‘Just Pathetic’: Rubio Thinks He’s Cracking a Harmless Joke, Goes One Step Too Far, Reveals the Degrading Thing He Does Around Trump — and Viewers Can’t Look Away
Secretary of State Marco Rubio appeared to think he was sharing a throwaway moment from life aboard Air Force One with President Donald Trump. What emerged was something closer to an accidental confession, exposing the quiet discomfort of a senior official constantly managing how he’s perceived.
In an interview with New York Magazine, Rubio described the peculiar tension of long overseas flights with his 79-year-old boss, where the usual stressors of travel barely register. The problem wasn’t turbulence or jet lag — it was the unspoken expectation that no one around Trump should ever appear tired, idle, or anything resembling “weak.”

Rubio admitted he needs rest on long international flights, which is not exactly a scandal. He’s juggling an unusually bloated portfolio: Secretary of State, acting national security adviser, acting national archivist, and the point man for Venezuela’s post–Nicolás Maduro transition. But on Air Force One, needing sleep is apparently a character flaw.
“There’s an office with two couches, and I usually want to sleep on one of those two couches,” Rubio said. “But what I do is I cocoon myself in a blanket. I cover my head. I look like a mummy.”
According to Washington correspondent Ben Terris, Rubio physically demonstrated the move, “mimed pulling a blanket over his body as if he were auditioning for a Snuggie commercial.”
The reason for it all is Trump himself.
“And I do that because I know that at some point on the flight, he’s going to emerge from the cabin and start prowling the hallways to see who is awake,” Rubio explained. “I want him to think it’s a staffer who fell asleep. I don’t want him to see his secretary of State sleeping on a couch and think, Oh, this guy is weak.”
That’s the joke Rubio tried to tell. The punchline, though, landed with a thud as the most powerful diplomat in the country had admitted to hiding under a blanket so his boss didn’t judge him for needing a nap. To critics, that alone was absurd.
“He’s even more pathetic than I originally thought,” another said.
Another voice couldn’t believe what they just read, “Lots of comments comparing this story to @theonion. If it was from The Onion it’d be funny. Instead it’s just weird and pathetic. (Much like Rubio.)
“This is a grown man, hiding like a child. The US Secretary of State,” wrote another with a shaking head emoji.
But Rubio also casually confirmed what many aides and allies have been saying for years: Trump doesn’t sleep on these trips, and he doesn’t want anyone else to, either.

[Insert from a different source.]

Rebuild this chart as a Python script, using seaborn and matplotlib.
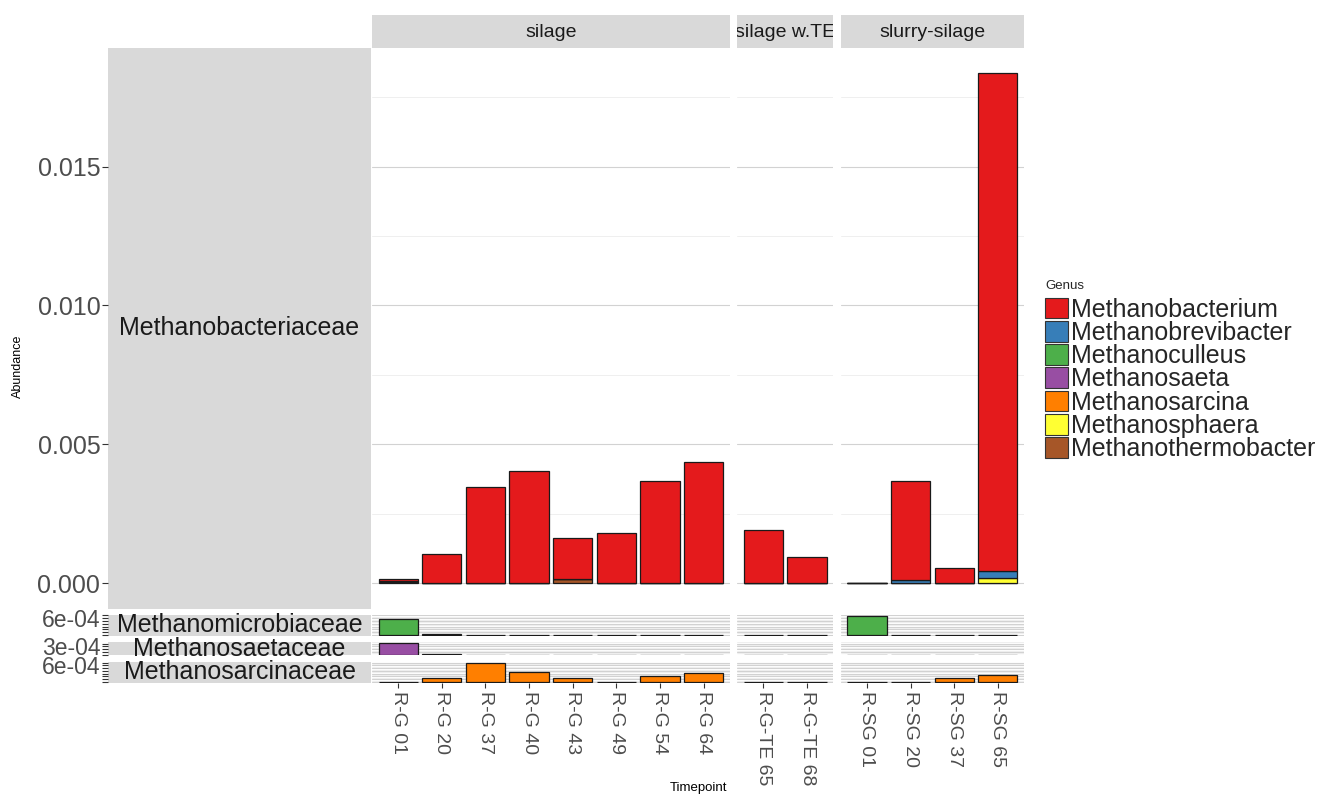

Others have framed the behavior as Trump’s superpower. Director of National Intelligence Tulsi Gabbard called Trump “absolutely tireless” in an October interview with Fox News. “I know somebody made a comment on the plane, you know, [that] he goes on these long trips, these long plane rides, doesn’t sleep, he’s working throughout those flights, hits the ground running and gets directly to business,” she said.
CNN chief White House correspondent Kaitlan Collins said she’s heard the same thing.
“I had this source who said you never want to be on Air Force One on a trip,” Collins previously told podcaster Jason Tartick. “He doesn’t sleep on these trips. And like, you’re going to Asia or something, and that’s kind of the only time you’re going to sleep before you go on this trip, but Trump is just always up and talking, and he’ll like have them go and wake staff up if they’re asleep because he wants to talk to them.”
That behavior might help explain why Trump has been seen drifting off during meetings and public events. When asked about those moments, Rubio waved it off. “It’s a listening mechanism,” he told New York Magazine.
That explanation did not exactly reassure critics.
“Sleep disturbances are common in the elderly,” one critic wrote on X. “Also, people with Alzheimer’s have abnormal sleep patterns. I wish people would stop treating his lack of sleep as a sign of virility. It is not. It is also likely why he is so somnolent during the day.”
“Why is it a sign of strength that Trump never sleeps?” one asked. “It’s actually really, really bad. It leads to early death. Sleep is one of the most important things you can do to have good health.”
Sleep deprivation — whether short-term or chronic — can seriously affect cognitive and physical health, according to the Cleveland Clinic. Adults are generally advised to get seven to nine hours a night. Chronic sleep loss has been linked to heart disease, impaired judgment, memory problems, and early mortality. Experts estimate that between 50 million and 70 million adults in the U.S. meet the medical criteria for sleep deprivation at any given time.
During Trump’s first term, then–White House physician Ronny Jackson estimated that Trump slept at most four or five hours a night. Now, at 79, that pattern is being treated by allies as proof of toughness rather than alarm.
Rubio’s episode inadvertently showed sleeplessness is a loyalty test in Trump’s White House.
Rubio is expected to face lawmakers this week to discuss Venezuela’s future and his unprecedented accumulation of power inside the administration. He’ll arrive armed with a three-phase plan and plenty of confidence.
Whether he shows up after good night’s sleep is another question entirely.